There is also expert comedy on hand at The Paper Mill Playhouse, where there’s an excellent new production of Lend Me a Tenor, an homage to the hotel-room screwball farce by Ken Ludwig, set in the 30s, about a visiting Italian tenor scheduled to make a guest appearance in Othello and all that ensues when things don’t go quite as planned. Don Stephenson has briskly directed an across-the-board splendid ensemble of terrific New York actors, about half of whom have starred on Broadway without having yet become stars in the sense of real celebrity…but because of that inspire welcome anticipation from those in the audience who know their work and a sense of revelation from those who don’t.
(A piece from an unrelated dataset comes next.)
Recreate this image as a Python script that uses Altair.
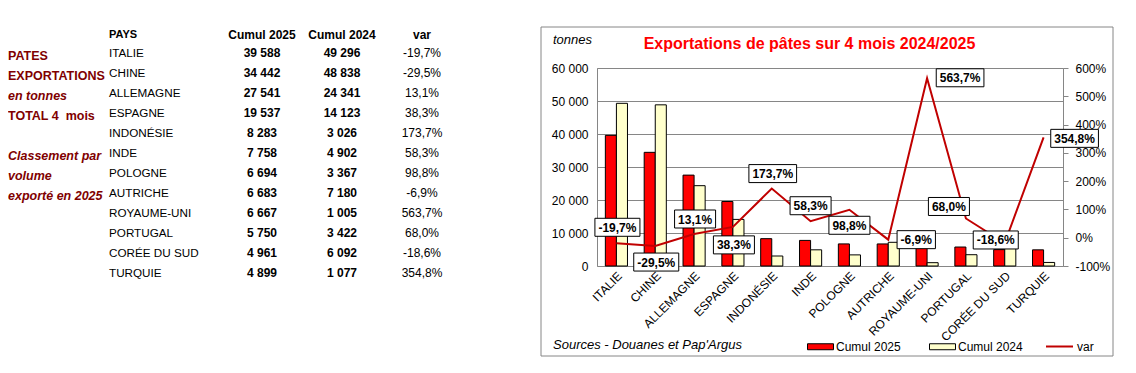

                  It’s difficult to compare this somewhat more straight-ahead rendering to the Broadway revival of two seasons back (whose stars were stars), because each represents a different calibration of the material, a different attunement to cast, and, to a certain degree, comic/technical sensibility. For one thing, few in the Broadway revival were seriously associated with musical theatre, whereas virtually everybody onstage at Paper Mill (plus, offstage, the director) is a musical theatre veteran. The commitment to comic verisimilitude and the understanding of timing and delivery are equally deft, but the fluidity is different. On Broadway, director Stanley Tucci seemed interested in adding a “humanizing” verité to the archetypes, moving the two dimensional character templates just a little closer to a third dimension; at Paper Mill, Mr. Stephenson is all about the archetypes in their most classic manifestation, so the delivery is slicker. But here’s what’s important: Both approaches are very funny and support the comedy.

                  The Paper Mill ensemble, by the way, consists of Judy Blazer, John Treacy Egan, Donna English, Nancy Johnston, Daniel Josefsberg, Michael Kostroff, Jill Paice and Mark Price. Performer wattage doesn’t get much hotter than that.